Crocodiles on Anti-Immigration and Joe Arpaio: "We Wanted to Stand Against Hate"
There must be something about beach towns and garage rock.
Fans of local favorites the Jacuzzi Boys will be delighted to know they have a West Coast doppelganger in Crocodiles, who will be coming to town for a gig at Churchill's Pub. The San Diego band, like its Miami counterpart, has perfected the kind of laid-back fuzzy rock that seems to be recorded in an echo chamber, harkening back to crews like Question Mark & the Mysterians, Jesus and Mary Chain, and Black Rebel Motorcycle Club.
But as casual as its sound might be, Crocodiles has a ferocious work ethic, recording five albums in just seven years of existence.
"There's ten tracks and it's influenced by a lot of new flavors."
That's all singer and guitarist Brandon Welchez would reveal about the upcoming slab to Crossfade during a long drive for Crocodiles' current tour, which will not feature the new work.
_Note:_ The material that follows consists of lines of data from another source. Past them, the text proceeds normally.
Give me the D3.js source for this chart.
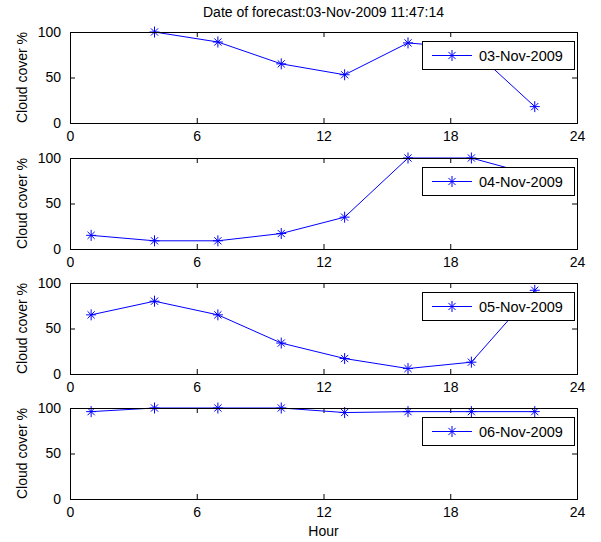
<!DOCTYPE html>
<html>
<head>
<meta charset="utf-8">
<script src="https://cdn.jsdelivr.net/npm/d3@7"></script>
<style>
  html, body { margin: 0; padding: 0; background: #fff; }
  svg { display: block; }
  text { font-family: "Liberation Sans", Arial, Helvetica, sans-serif; }
</style>
</head>
<body>
<svg id="chart" width="601" height="542"></svg>
<script>
// ---- data ----
const hours = [1, 4, 7, 10, 13, 16, 19, 22];
const dates = ["03-Nov-2009", "04-Nov-2009", "05-Nov-2009", "06-Nov-2009"];
const day1 = [null, 100, 89, 65, 53, 88, 82, 18];
const day2 = [15, 9, 9, 17, 35, 100, 100, 81];
const day3 = [65, 80, 65, 34, 17, 6, 13, 92];
const day4 = [96, 100, 100, 100, 95, 96, 96, 96];
const seriesList = [day1, day2, day3, day4];
const xTicks = [0, 6, 12, 18, 24];
const yTicks = [0, 50, 100];
const titleText = "Date of forecast:03-Nov-2009 11:47:14";
const yLabelText = "Cloud cover %";
const xLabelText = "Hour";

// ---- layout ----
const W = 601, H = 542;
const left = 70, right = 577;
const tops = [32, 158, 283, 408];
const ph = 91;
const tickLen = 5;
const fontSize = 14;
const blue = "#0000ff";

const svg = d3.select("#chart");
svg.append("rect").attr("width", W).attr("height", H).attr("fill", "#fff");

const x = d3.scaleLinear().domain([0, 24]).range([left, right]);

function star(g, cx, cy, r) {
  const d = r * 0.72;
  const p = `M${cx - r},${cy}L${cx + r},${cy}M${cx},${cy - r - 0.5}L${cx},${cy + r + 0.5}` +
            `M${cx - d},${cy - d}L${cx + d},${cy + d}M${cx - d},${cy + d}L${cx + d},${cy - d}`;
  g.append("path").attr("d", p).attr("stroke", blue).attr("stroke-width", 1).attr("fill", "none");
}

seriesList.forEach((vals, i) => {
  const top = tops[i];
  const y = d3.scaleLinear().domain([0, 100]).range([top + ph, top]);
  const g = svg.append("g");

  // ticks (inside, all four sides) via d3 axes
  const axB = g.append("g").attr("transform", `translate(0,${top + ph})`)
    .call(d3.axisBottom(x).tickValues(xTicks).tickSizeInner(-tickLen).tickSizeOuter(0).tickPadding(8));
  const axT = g.append("g").attr("transform", `translate(0,${top})`)
    .call(d3.axisTop(x).tickValues(xTicks).tickSizeInner(-tickLen).tickSizeOuter(0).tickFormat(""));
  const axL = g.append("g").attr("transform", `translate(${left},0)`)
    .call(d3.axisLeft(y).tickValues(yTicks).tickSizeInner(-tickLen).tickSizeOuter(0).tickPadding(9));
  const axR = g.append("g").attr("transform", `translate(${right},0)`)
    .call(d3.axisRight(y).tickValues(yTicks).tickSizeInner(-tickLen).tickSizeOuter(0).tickFormat(""));
  [axB, axT, axL, axR].forEach(a => {
    a.select(".domain").remove();
    a.selectAll("line").attr("stroke", "#000").attr("stroke-width", 1);
    a.selectAll("text").attr("fill", "#000").style("font-size", fontSize + "px")
      .style("font-family", '"Liberation Sans", Arial, sans-serif');
  });

  // data line
  const pts = hours.map((h, k) => ({ h, v: vals[k] })).filter(d => d.v !== null);
  const line = d3.line().x(d => x(d.h)).y(d => y(d.v));
  g.append("path").datum(pts).attr("d", line)
    .attr("fill", "none").attr("stroke", blue).attr("stroke-width", 1);
  pts.forEach(d => star(g, x(d.h), y(d.v), 5));

  // box
  g.append("rect").attr("x", left + 0.5).attr("y", top + 0.5)
    .attr("width", right - left).attr("height", ph)
    .attr("fill", "none").attr("stroke", "#000").attr("stroke-width", 1);

  // y label
  g.append("text")
    .attr("transform", `translate(27,${top + ph / 2}) rotate(-90)`)
    .attr("text-anchor", "middle")
    .style("font-size", fontSize + "px")
    .text(yLabelText);

  // legend
  const lw = 152, lh = 28;
  const lx = right - 3 - lw, ly = top + 9;
  const lg = g.append("g");
  lg.append("rect").attr("x", lx + 0.5).attr("y", ly + 0.5).attr("width", lw).attr("height", lh)
    .attr("fill", "#fff").attr("stroke", "#000").attr("stroke-width", 1);
  lg.append("line").attr("x1", lx + 10).attr("x2", lx + 50)
    .attr("y1", ly + lh / 2 + 0.5).attr("y2", ly + lh / 2 + 0.5)
    .attr("stroke", blue).attr("stroke-width", 1);
  star(lg, lx + 30, ly + lh / 2 + 0.5, 5);
  lg.append("text").attr("x", lx + 57).attr("y", ly + lh / 2 + 5.5)
    .style("font-size", "14.5px").text(dates[i]);
});

// title
svg.append("text").attr("x", (left + right) / 2).attr("y", 17)
  .attr("text-anchor", "middle").style("font-size", "14px").text(titleText);

// x label
svg.append("text").attr("x", (left + right) / 2).attr("y", 536)
  .attr("text-anchor", "middle").style("font-size", fontSize + "px").text(xLabelText);
</script>
</body>
</html>
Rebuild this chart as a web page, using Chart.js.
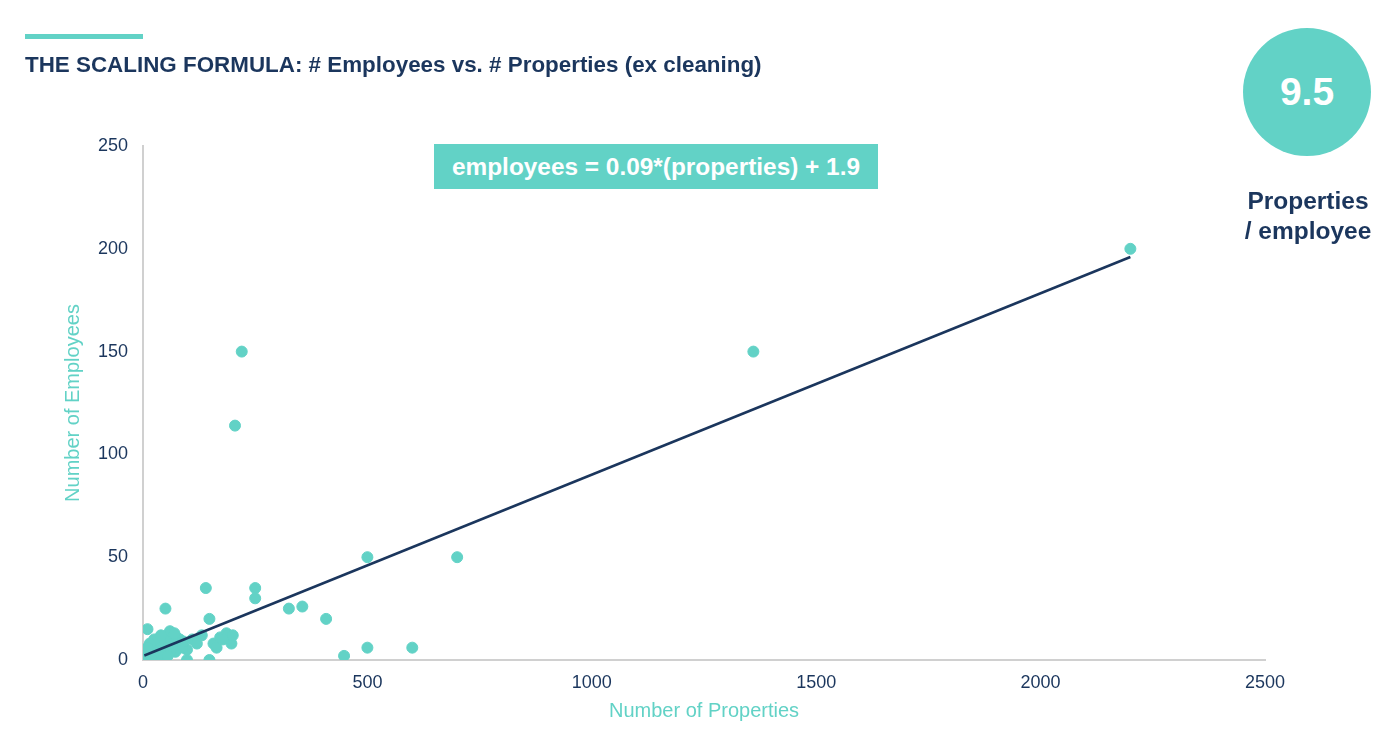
<!DOCTYPE html>
<html>
<head>
<meta charset="utf-8">
<script src="https://cdn.jsdelivr.net/npm/chart.js@4"></script>
<style>
  body { margin: 0; background: #fff; font-family: "Liberation Sans", Arial, sans-serif; }
  #wrap { position: relative; width: 1400px; height: 747px; overflow: hidden; }
  #chart { position: absolute; left: 0; top: 0; }
  .bar { position: absolute; left: 25px; top: 34px; width: 118px; height: 5px; background: #62d2c6; }
  .title { position: absolute; left: 25px; top: 52px; font-size: 22.4px; font-weight: bold; color: #1b365d; white-space: nowrap; }
  .formula { position: absolute; left: 434px; top: 144px; width: 444px; height: 45px; background: #62d2c6;
    color: #fff; font-weight: bold; font-size: 24.4px; line-height: 45px; text-align: center; }
  .circle { position: absolute; left: 1243px; top: 28px; width: 128px; height: 128px; border-radius: 50%;
    background: #62d2c6; color: #fff; font-weight: bold; font-size: 39px; line-height: 128px; text-align: center; }
  .unit { position: absolute; left: 1208px; top: 186px; width: 200px; text-align: center; color: #1b365d;
    font-weight: bold; font-size: 24.5px; line-height: 30px; }
</style>
</head>
<body>
<div id="wrap">
  <canvas id="chart" width="1400" height="747"></canvas>
  <div class="bar"></div>
  <div class="title">THE SCALING FORMULA: # Employees vs. # Properties (ex cleaning)</div>
  <div class="formula">employees = 0.09*(properties) + 1.9</div>
  <div class="circle">9.5</div>
  <div class="unit">Properties<br>/ employee</div>
</div>
<script>
// properties per company
const properties = [
  2200, 1360, 220, 205, 500, 700, 140, 250, 250, 50, 325, 355, 408, 148, 10, 448, 500, 600, 98, 148,
  186, 197, 157, 164, 172, 131, 98, 82, 190, 178, 110, 120, 200,
  0, 2, 3, 5, 5, 8, 10, 12, 15, 18, 20, 22, 25, 28, 30, 32, 35, 38, 40, 42, 45, 48, 50, 52,
  55, 58, 60, 62, 65, 68, 70, 72, 75, 78, 80, 85, 88, 90, 35, 45, 25, 15, 60, 20, 10, 40, 70, 55
];
// employees per company
const employees = [
  200, 150, 150, 114, 50, 50, 35, 35, 30, 25, 25, 26, 20, 20, 15, 2, 6, 6, 0, 0,
  13, 8, 8, 6, 11, 12, 5, 10, 12, 10, 10, 8, 12,
  0, 1, 3, 2, 0, 4, 1, 5, 3, 7, 2, 8, 5, 0, 9, 4, 10, 6, 2, 8, 11, 5, 9, 3,
  12, 7, 14, 10, 6, 12, 9, 4, 11, 7, 10, 8, 6, 9, 1, 3, 10, 8, 4, 0, 6, 12, 13, 2
];
// fitted line end points
const trendX = [3, 2200];
const trendY = [2.2, 196];

const xTicks = [0, 500, 1000, 1500, 2000, 2500];
const yTicks = [0, 50, 100, 150, 200, 250];

const teal = '#62d2c6';
const navy = '#1b365d';

new Chart(document.getElementById('chart'), {
  type: 'scatter',
  data: {
    datasets: [
      {
        label: 'Companies',
        data: properties.map((p, i) => ({ x: p, y: employees[i] })),
        backgroundColor: teal,
        borderColor: teal,
        pointRadius: 5.5,
        order: 2
      },
      {
        label: 'Trend',
        type: 'line',
        data: trendX.map((x, i) => ({ x: x, y: trendY[i] })),
        borderColor: navy,
        borderWidth: 2.5,
        pointRadius: 0,
        fill: false,
        order: 1
      }
    ]
  },
  options: {
    responsive: false,
    animation: false,
    layout: { padding: { left: 61, right: 135, top: 146, bottom: 24 } },
    plugins: { legend: { display: false }, tooltip: { enabled: false } },
    scales: {
      x: {
        type: 'linear',
        min: 0, max: 2500,
        afterBuildTicks: s => { s.ticks = xTicks.map(v => ({ value: v })); },
        afterFit: s => { s.height = 63; },
        grid: { display: false, drawTicks: false },
        border: { color: '#d0d0d0', width: 2 },
        ticks: { color: navy, font: { size: 18, family: 'Liberation Sans' }, padding: 12, callback: v => String(v) },
        title: { display: true, text: 'Number of Properties', color: teal, font: { size: 20, family: 'Liberation Sans' }, padding: 0 }
      },
      y: {
        min: 0, max: 250,
        afterBuildTicks: s => { s.ticks = yTicks.map(v => ({ value: v })); },
        afterFit: s => { s.width = 82; },
        grid: { display: false, drawTicks: false },
        border: { color: '#d0d0d0', width: 2 },
        ticks: { color: navy, font: { size: 18, family: 'Liberation Sans' }, padding: 15 },
        title: { display: true, text: 'Number of Employees', color: teal, font: { size: 20, family: 'Liberation Sans' }, padding: 0 }
      }
    }
  }
});
</script>
</body>
</html>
"We know people come to hear the songs they know, but they'll get to hear the first single coming out in the fall."
The band, now performing with four members, began in 2008 with the duo of Welchez and Charles Rowell. Having seen one another around San Diego's punk scene, the two finally hit it off at what their website describes as an anti-fascism rally.
For his part, Welchez remembers it more as a "meeting against the right-wing backlash against immigrants," adding "San Diego, you know, is a border town, so we wanted to stand against hate.
"We were aware of each other before that, but that was the first time we really got to know each other," he says. "And years later, Charles was in a band and I was in a band. We both asked each other to join our bands, but my band was better. That band broke up and out of that came Crocodiles."